Perang 12 hari ini meletus setelah serangkaian insiden yang semakin memanas di wilayah tersebut. Meskipun rincian pemicu pasti masih diperdebatkan, konflik ini dipicu oleh serangan siber besar-besaran yang dinisirkan pada Iran yang melumpuhkan infrastruktur penting, diikuti oleh serangan rudal dan drone balasan dari Iran terhadap target militer dan sipil di Israel.

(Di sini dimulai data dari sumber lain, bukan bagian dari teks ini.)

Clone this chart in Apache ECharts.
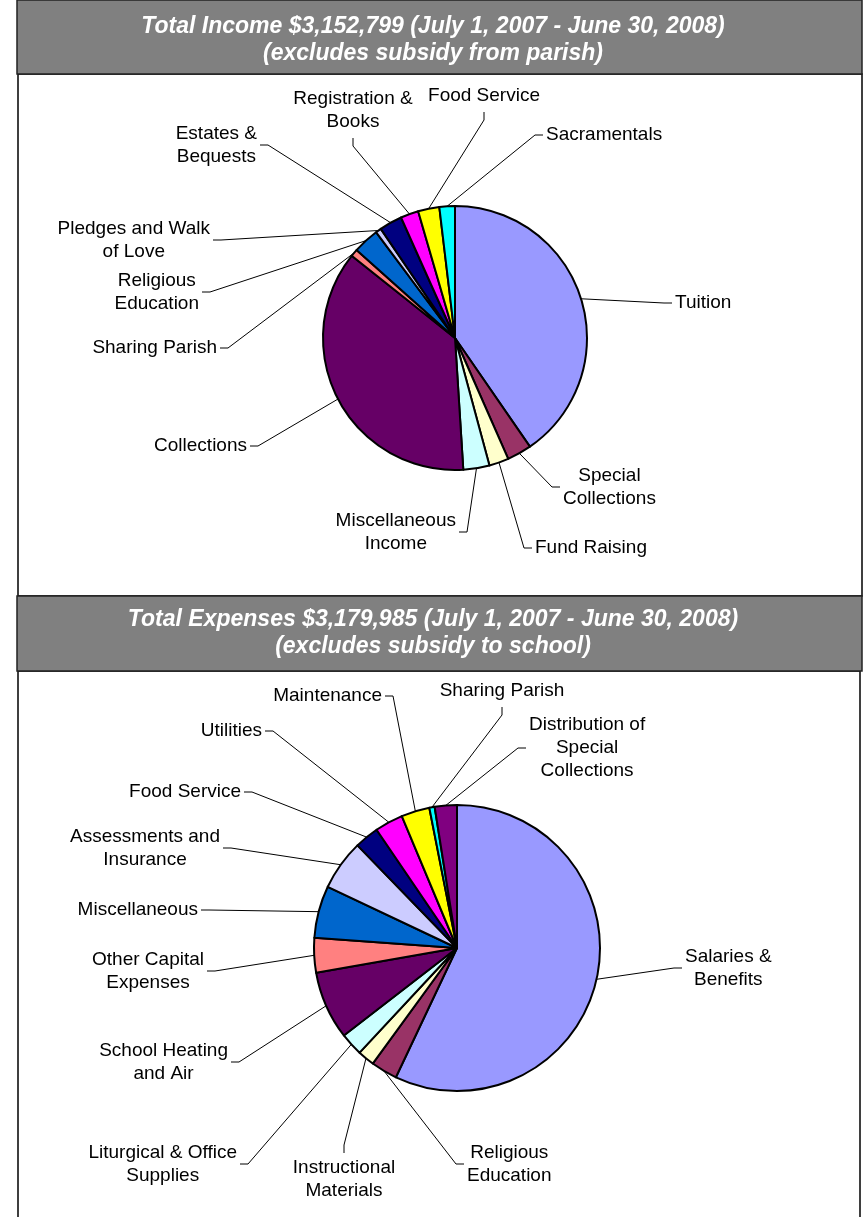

Dalam waktu singkat, kedua belah pihak meningkatkan serangannya. Israel melancarkan serangan udara masif terhadap situs-situs nuklir, militer, dan instalasi Garda Revolusi Iran, sementara Iran membalas dengan gelombang rudal balistik dan jelajah yang menargetkan kota-kota besar Israel. Proxy regional, termasuk Hizbullah di Lebanon dan milisi yang didukung Iran di Suriah dan Irak, juga turut serta, memperluas jangkauan konflik.
Skala kehancuran sangat besar. Laporan awal menunjukkan bahwa lebih dari 2.500 orang tewas, sebagian besar warga sipil, di kedua belah pihak. Ribuan lainnya terluka, dan jutaan orang terpaksa mengungsi. Kota-kota seperti Tel Aviv dan Isfahan menderita kerusakan signifikan akibat serangan rudal. Infrastruktur vital, termasuk pembangkit listrik, fasilitas komunikasi, dan jaringan transportasi, juga mengalami kerusakan parah.
Upaya diplomatik untuk menghentikan konflik ini sangat intens. Presiden Amerika Serikat, bersama dengan Sekretaris Jenderal PBB dan perwakilan Uni Eropa, mengadakan serangkaian pertemuan darurat dan panggilan telepon maraton dengan para pemimpin Iran dan Israel. Peran negara-negara Teluk, khususnya Arab Saudi dan Uni Emirat Arab, juga signifikan dalam menekan kedua belah pihak untuk menerima gencatan senjata.
Analisis awal menunjukkan bahwa tekanan internasional yang luar biasa, ditambah dengan kerugian yang tak tertahankan di kedua belah pihak, akhirnya memaksa para pemimpin untuk menyetujui gencatan senjata.